::: Data block :::

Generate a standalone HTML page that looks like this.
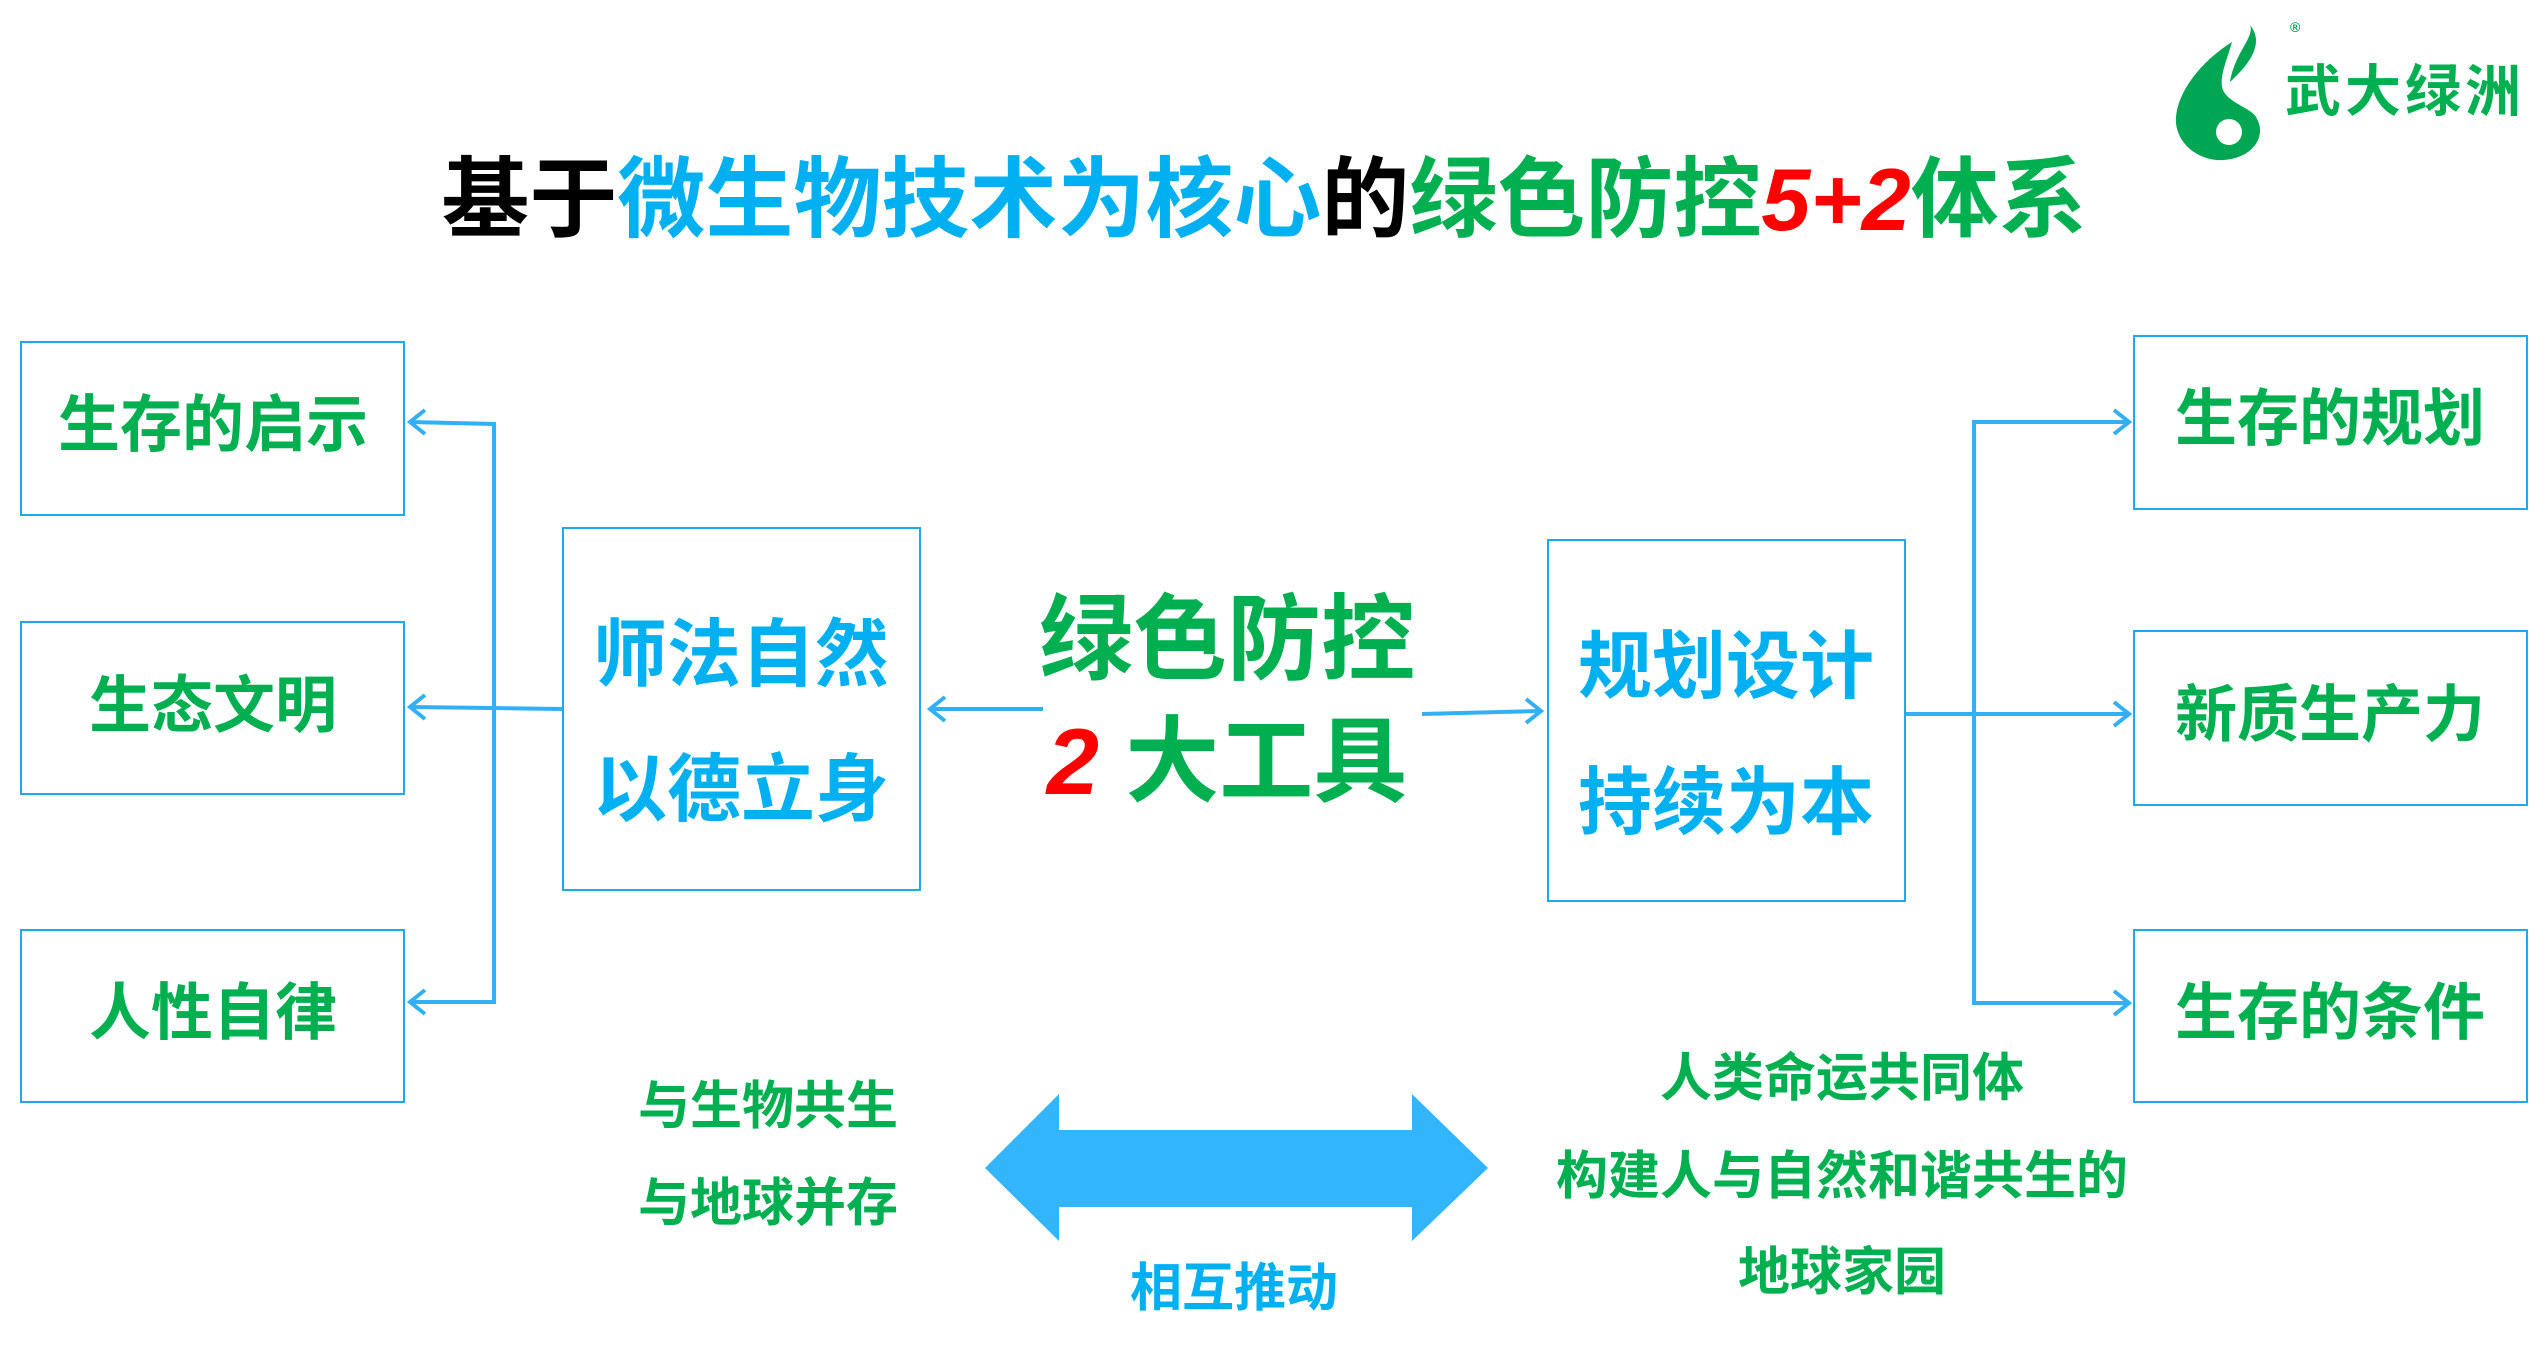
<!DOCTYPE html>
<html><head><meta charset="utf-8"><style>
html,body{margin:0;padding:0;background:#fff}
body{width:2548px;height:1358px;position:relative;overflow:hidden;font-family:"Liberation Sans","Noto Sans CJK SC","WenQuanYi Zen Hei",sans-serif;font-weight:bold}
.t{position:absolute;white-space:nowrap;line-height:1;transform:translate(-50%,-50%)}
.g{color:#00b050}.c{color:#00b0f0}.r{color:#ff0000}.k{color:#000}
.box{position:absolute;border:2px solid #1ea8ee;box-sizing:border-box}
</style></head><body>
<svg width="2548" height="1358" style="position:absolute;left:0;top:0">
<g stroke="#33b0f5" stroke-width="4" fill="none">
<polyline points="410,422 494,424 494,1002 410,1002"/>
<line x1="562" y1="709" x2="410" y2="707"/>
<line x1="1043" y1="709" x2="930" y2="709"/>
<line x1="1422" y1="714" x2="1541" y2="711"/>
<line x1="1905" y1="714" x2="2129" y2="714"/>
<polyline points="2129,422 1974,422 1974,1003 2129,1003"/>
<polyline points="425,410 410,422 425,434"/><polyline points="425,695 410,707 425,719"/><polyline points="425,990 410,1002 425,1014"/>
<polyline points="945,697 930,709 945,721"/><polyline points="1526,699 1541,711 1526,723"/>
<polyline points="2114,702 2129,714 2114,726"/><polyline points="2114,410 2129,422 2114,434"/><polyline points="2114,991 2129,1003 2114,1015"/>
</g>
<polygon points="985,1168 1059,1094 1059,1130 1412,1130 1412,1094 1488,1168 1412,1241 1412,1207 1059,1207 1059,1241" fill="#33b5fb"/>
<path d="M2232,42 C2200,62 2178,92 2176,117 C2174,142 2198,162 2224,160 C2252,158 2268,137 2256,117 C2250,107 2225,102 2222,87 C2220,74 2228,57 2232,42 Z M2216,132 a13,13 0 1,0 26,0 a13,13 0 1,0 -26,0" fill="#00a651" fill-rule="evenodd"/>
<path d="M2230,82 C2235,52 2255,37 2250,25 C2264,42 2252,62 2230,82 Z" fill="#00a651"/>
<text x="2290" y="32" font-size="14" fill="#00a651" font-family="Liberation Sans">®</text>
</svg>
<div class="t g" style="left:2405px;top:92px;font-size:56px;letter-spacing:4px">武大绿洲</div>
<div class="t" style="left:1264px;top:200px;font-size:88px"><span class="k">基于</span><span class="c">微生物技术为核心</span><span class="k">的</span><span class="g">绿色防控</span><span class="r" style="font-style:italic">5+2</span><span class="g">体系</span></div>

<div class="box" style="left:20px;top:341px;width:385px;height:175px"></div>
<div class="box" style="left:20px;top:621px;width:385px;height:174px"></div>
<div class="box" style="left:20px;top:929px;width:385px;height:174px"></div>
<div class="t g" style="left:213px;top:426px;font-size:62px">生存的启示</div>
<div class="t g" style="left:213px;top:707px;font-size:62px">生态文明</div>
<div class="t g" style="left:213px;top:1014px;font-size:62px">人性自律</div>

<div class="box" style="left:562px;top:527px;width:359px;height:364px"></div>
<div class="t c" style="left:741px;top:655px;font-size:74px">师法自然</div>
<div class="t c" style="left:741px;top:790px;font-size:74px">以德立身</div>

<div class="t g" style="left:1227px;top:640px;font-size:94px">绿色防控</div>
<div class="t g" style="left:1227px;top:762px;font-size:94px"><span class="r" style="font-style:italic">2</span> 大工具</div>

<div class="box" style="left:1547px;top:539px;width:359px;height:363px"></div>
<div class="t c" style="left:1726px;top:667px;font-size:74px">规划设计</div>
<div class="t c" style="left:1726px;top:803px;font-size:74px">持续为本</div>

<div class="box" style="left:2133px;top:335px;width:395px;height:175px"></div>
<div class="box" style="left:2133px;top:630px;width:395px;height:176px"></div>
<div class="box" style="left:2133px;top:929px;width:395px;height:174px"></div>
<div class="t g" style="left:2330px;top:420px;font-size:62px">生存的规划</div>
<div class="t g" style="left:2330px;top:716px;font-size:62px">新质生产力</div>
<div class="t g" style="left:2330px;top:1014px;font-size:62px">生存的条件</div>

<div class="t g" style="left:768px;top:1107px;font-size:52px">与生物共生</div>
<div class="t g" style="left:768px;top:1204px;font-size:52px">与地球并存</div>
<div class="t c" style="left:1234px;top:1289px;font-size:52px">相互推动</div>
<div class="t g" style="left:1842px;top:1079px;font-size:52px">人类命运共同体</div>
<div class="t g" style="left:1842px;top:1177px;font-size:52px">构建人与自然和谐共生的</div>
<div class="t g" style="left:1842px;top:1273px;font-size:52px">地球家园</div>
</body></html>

:::

- **Required task**
Extract the full listing exactly, with the pictures left out.

- **Output of the task**
Generate a standalone HTML page that looks like this.
<!DOCTYPE html>
<html><head><meta charset="utf-8"><style>
html,body{margin:0;padding:0;background:#fff}
body{width:2548px;height:1358px;position:relative;overflow:hidden;font-family:"Liberation Sans","Noto Sans CJK SC","WenQuanYi Zen Hei",sans-serif;font-weight:bold}
.t{position:absolute;white-space:nowrap;line-height:1;transform:translate(-50%,-50%)}
.g{color:#00b050}.c{color:#00b0f0}.r{color:#ff0000}.k{color:#000}
.box{position:absolute;border:2px solid #1ea8ee;box-sizing:border-box}
</style></head><body>
<svg width="2548" height="1358" style="position:absolute;left:0;top:0">
<g stroke="#33b0f5" stroke-width="4" fill="none">
<polyline points="410,422 494,424 494,1002 410,1002"/>
<line x1="562" y1="709" x2="410" y2="707"/>
<line x1="1043" y1="709" x2="930" y2="709"/>
<line x1="1422" y1="714" x2="1541" y2="711"/>
<line x1="1905" y1="714" x2="2129" y2="714"/>
<polyline points="2129,422 1974,422 1974,1003 2129,1003"/>
<polyline points="425,410 410,422 425,434"/><polyline points="425,695 410,707 425,719"/><polyline points="425,990 410,1002 425,1014"/>
<polyline points="945,697 930,709 945,721"/><polyline points="1526,699 1541,711 1526,723"/>
<polyline points="2114,702 2129,714 2114,726"/><polyline points="2114,410 2129,422 2114,434"/><polyline points="2114,991 2129,1003 2114,1015"/>
</g>
<polygon points="985,1168 1059,1094 1059,1130 1412,1130 1412,1094 1488,1168 1412,1241 1412,1207 1059,1207 1059,1241" fill="#33b5fb"/>
<path d="M2232,42 C2200,62 2178,92 2176,117 C2174,142 2198,162 2224,160 C2252,158 2268,137 2256,117 C2250,107 2225,102 2222,87 C2220,74 2228,57 2232,42 Z M2216,132 a13,13 0 1,0 26,0 a13,13 0 1,0 -26,0" fill="#00a651" fill-rule="evenodd"/>
<path d="M2230,82 C2235,52 2255,37 2250,25 C2264,42 2252,62 2230,82 Z" fill="#00a651"/>
<text x="2290" y="32" font-size="14" fill="#00a651" font-family="Liberation Sans">®</text>
</svg>
<div class="t g" style="left:2405px;top:92px;font-size:56px;letter-spacing:4px">武大绿洲</div>
<div class="t" style="left:1264px;top:200px;font-size:88px"><span class="k">基于</span><span class="c">微生物技术为核心</span><span class="k">的</span><span class="g">绿色防控</span><span class="r" style="font-style:italic">5+2</span><span class="g">体系</span></div>

<div class="box" style="left:20px;top:341px;width:385px;height:175px"></div>
<div class="box" style="left:20px;top:621px;width:385px;height:174px"></div>
<div class="box" style="left:20px;top:929px;width:385px;height:174px"></div>
<div class="t g" style="left:213px;top:426px;font-size:62px">生存的启示</div>
<div class="t g" style="left:213px;top:707px;font-size:62px">生态文明</div>
<div class="t g" style="left:213px;top:1014px;font-size:62px">人性自律</div>

<div class="box" style="left:562px;top:527px;width:359px;height:364px"></div>
<div class="t c" style="left:741px;top:655px;font-size:74px">师法自然</div>
<div class="t c" style="left:741px;top:790px;font-size:74px">以德立身</div>

<div class="t g" style="left:1227px;top:640px;font-size:94px">绿色防控</div>
<div class="t g" style="left:1227px;top:762px;font-size:94px"><span class="r" style="font-style:italic">2</span> 大工具</div>

<div class="box" style="left:1547px;top:539px;width:359px;height:363px"></div>
<div class="t c" style="left:1726px;top:667px;font-size:74px">规划设计</div>
<div class="t c" style="left:1726px;top:803px;font-size:74px">持续为本</div>

<div class="box" style="left:2133px;top:335px;width:395px;height:175px"></div>
<div class="box" style="left:2133px;top:630px;width:395px;height:176px"></div>
<div class="box" style="left:2133px;top:929px;width:395px;height:174px"></div>
<div class="t g" style="left:2330px;top:420px;font-size:62px">生存的规划</div>
<div class="t g" style="left:2330px;top:716px;font-size:62px">新质生产力</div>
<div class="t g" style="left:2330px;top:1014px;font-size:62px">生存的条件</div>

<div class="t g" style="left:768px;top:1107px;font-size:52px">与生物共生</div>
<div class="t g" style="left:768px;top:1204px;font-size:52px">与地球并存</div>
<div class="t c" style="left:1234px;top:1289px;font-size:52px">相互推动</div>
<div class="t g" style="left:1842px;top:1079px;font-size:52px">人类命运共同体</div>
<div class="t g" style="left:1842px;top:1177px;font-size:52px">构建人与自然和谐共生的</div>
<div class="t g" style="left:1842px;top:1273px;font-size:52px">地球家园</div>
</body></html>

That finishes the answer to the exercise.